After Tesla, the top five EV sellers were Chevy (39,647 new registrations, 6 percent of the EV market share), Ford (33,955; 5.2 percent), Hyundai (28,198; 4.3 percent) and BMW (23,116; 3.5 percent).

4th Gear: Tesla, Suppliers Investing $15 Billion In Mexico Factory

A state governor in Mexico has reportedly said that Tesla and its suppliers would be investing $15 billion over the next couple of years in a factory that’s still under construction. That number may sound wildly high because it is. It’s reportedly triple what Mexican officials had previously announced.

Back in March of this year, Tesla CEO Elon Musk said the company would open a factory in northern Nuevo Leon state. It’s part of the EV maker’s push to expand its global footprint. From Reuters:

At the time, Musk did not detail Tesla’s investment, but Mexican officials said the factory would involve a $5 billion investment.

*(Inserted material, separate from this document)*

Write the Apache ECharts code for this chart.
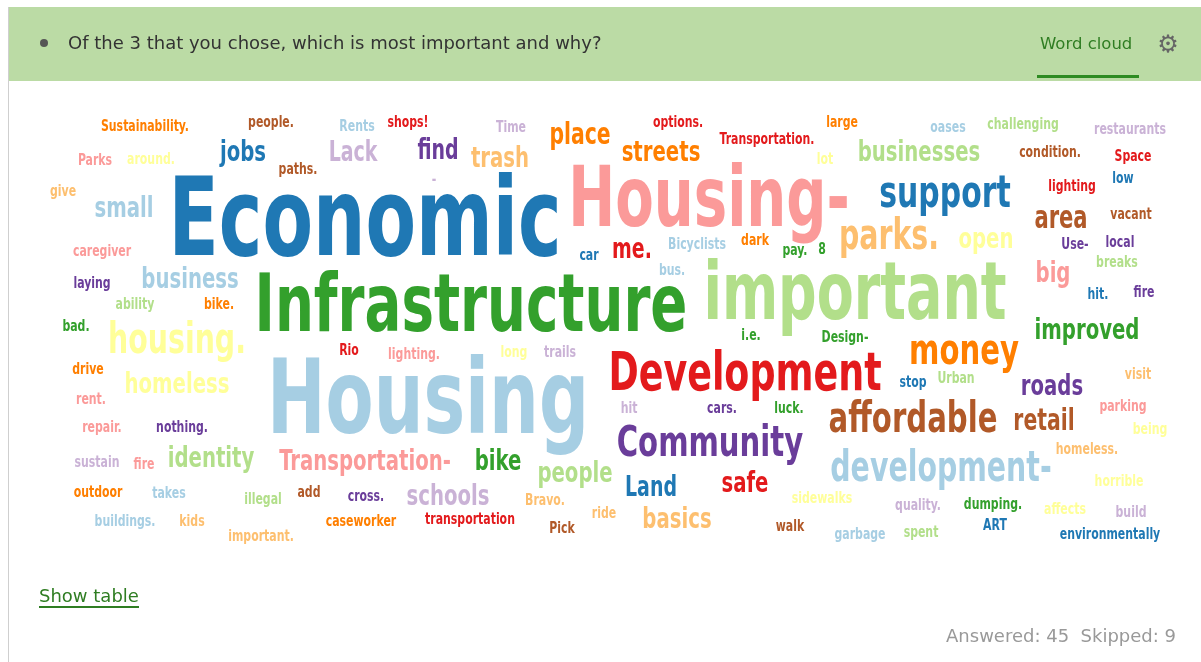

Speaking at an event, Nuevo Leon Governor Samuel Garcia said the facility will now involve thrice that amount.

Neither Tesla’s press office nor Nuevo Leon officials responded after hours to a request for comment on the governor’s comments.

“Just Tesla and its suppliers will generate an investment of $15 billion in two years,” Governor Garcia reportedly said. He then apparently added that this “enormous amount” will require Nuevo Leon to spend more on highways and other public works.

Prior to Tesla’s announcement earlier this year, major global automakers BMW, General Motors and Ford had all announced plans to begin or step up electric vehicle production in Mexico’s massive automaking sector as the industry transitions away from cars powered by fossil fuels.

Reuters says that sources have previously told the outlet that Tesla planned to begin production in Mexico in 2025. However, the company hasn’t announced a start date for construction of the factory or when the assembly line will be up and running.